Dans ces cas-là, il faut utiliser directement ou indirectement (via une bibliothèque) le pendant maléfique des pointeurs intelligents, les pointeurs bruts (raw pointers).

Rust possède trois types de pointeurs bruts, NonNull<T>, *const T et *mut T.

  • NonNull<T> est un pointeur qui, comme tous les types de références et pointeurs intelligents en Rust, ne peut pas être nul. Cela autorise certaines optimisations au niveau de l’implémentation et clarifie les choses pour les utilisateurs, donc je vous encourage à l’utiliser chaque fois que c’est possible.
  • *const T et *mut T visent respectivement à imiter la sémantique de const T* et T* en C : ils font exactement la même chose au niveau du compilateur, mais le premier suggère que vous ne souhaitez pas que les données soient modifiées par la fonction à laquelle vous le passez, et agit donc comme une forme limitée d’auto-documentation.

En Rust, les pointeurs bruts sont extrêmement difficiles à utiliser correctement, encore plus qu’en C et en C++, parce que le compilateur Rust tire abondamment parti des garanties offertes par le langage (pas de pointeurs nuls, pas de coexistence de & et &mut, etc) au cours de son processus d’optimisation du code. Si vous violez ces règles par une utilisation incorrecte des pointeurs bruts, vous causerez instantanément du comportement indéfini encore plus vicieux que celui qui existe dans le code C/++ ordinaire (hors restrict, std::execution_policy::unseq, et autres formes de masochisme encouragées par la norme C++).

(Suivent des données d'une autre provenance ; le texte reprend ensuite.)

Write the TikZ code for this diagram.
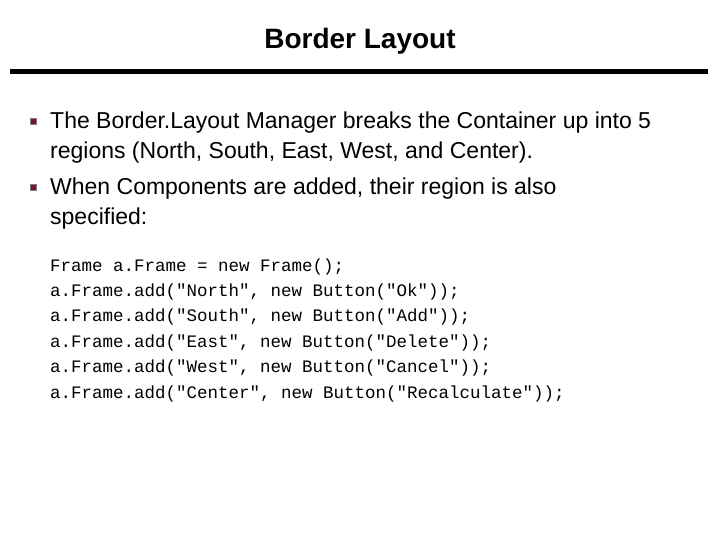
\documentclass[tikz,border=0pt]{standalone}
\usepackage{fontspec}
\setmainfont{Liberation Sans}
\setmonofont{Liberation Mono}
\definecolor{bulletred}{RGB}{120,20,40}
\tikzset{
  bodytext/.style={anchor=base west,inner sep=0pt,font=\fontsize{23}{27}\selectfont},
  codeline/.style={anchor=base west,inner sep=0pt,font=\ttfamily\fontsize{17.5}{20}\selectfont},
  bulletbox/.style={fill=bulletred,draw=gray,line width=0.4pt,minimum size=6pt,inner sep=0pt}
}
\begin{document}
\begin{tikzpicture}[x=1pt,y=-1pt]
\useasboundingbox (0,0) rectangle (720,540);
\node[inner sep=0pt,anchor=base,font=\bfseries\fontsize{28}{32}\selectfont] (title) at (360,49) {Border Layout};
\fill (10,69.5) rectangle (708,74.5);
% bullets
\node[bulletbox] (b1) at (33,121) {};
\node[bodytext] (t1) at (50,129) {The Border.Layout Manager breaks the Container up into 5};
\node[bodytext] (t1b) at (50,159) {regions (North, South, East, West, and Center).};
\node[bulletbox] (b2) at (33,187) {};
\node[bodytext] (t2) at (50,195) {When Components are added, their region is also};
\node[bodytext] (t2b) at (50,225) {specified:};
% code
\node[codeline] (c1) at (50,271) {Frame a.Frame = new Frame();};
\node[codeline] (c2) at (50,296.4) {a.Frame.add("North", new Button("Ok"));};
\node[codeline] (c3) at (50,321.8) {a.Frame.add("South", new Button("Add"));};
\node[codeline] (c4) at (50,347.2) {a.Frame.add("East", new Button("Delete"));};
\node[codeline] (c5) at (50,372.6) {a.Frame.add("West", new Button("Cancel"));};
\node[codeline] (c6) at (50,398) {a.Frame.add("Center", new Button("Recalculate"));};
\end{tikzpicture}
\end{document}
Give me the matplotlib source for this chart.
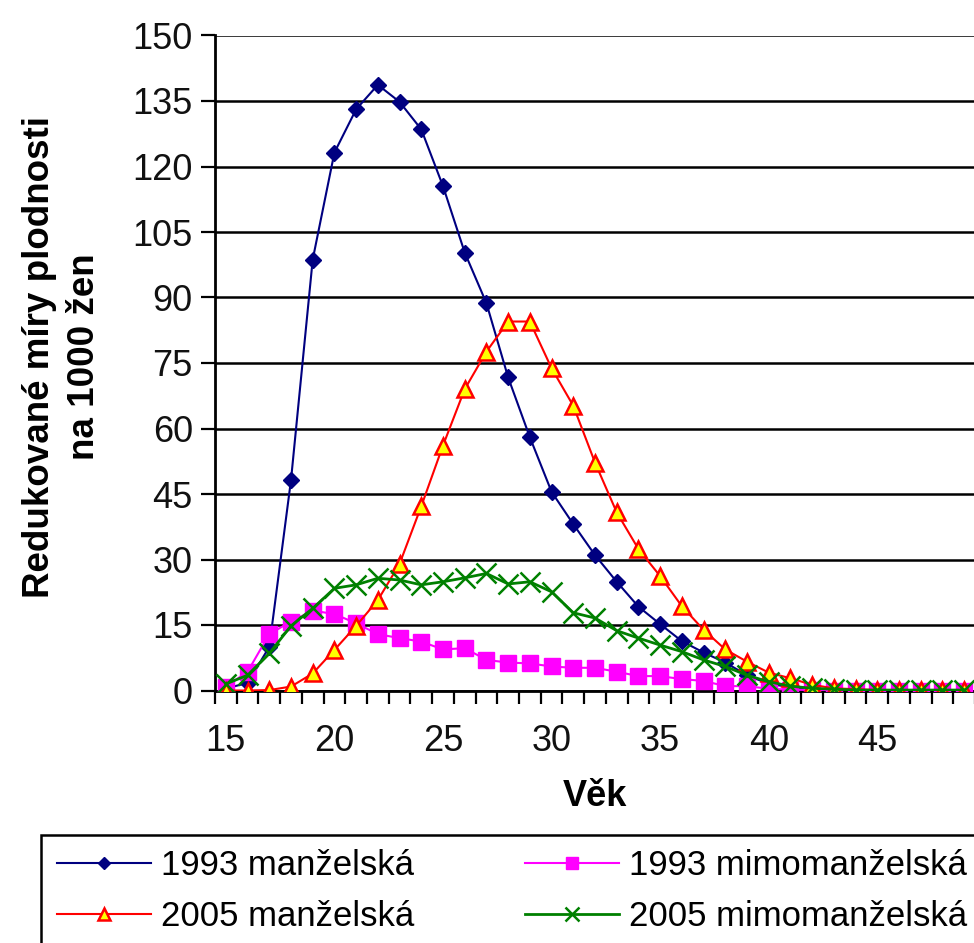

Je vous encourage donc très fortement à ne pas aborder cette partie du langage Rust avant d’avoir acquis une très bonne maîtrise du reste, et à privilégier l’utilisation de bibliothèques écrites par des experts reconnus quand il en existe. Lorsque vous vous sentirez prêts, une bonne introduction au sujet est le Rustnomicon, un guide qui présente un panorama à peu près complet des invariants du langage Rust et des techniques que le code unsafe utilise couramment pour les préserver.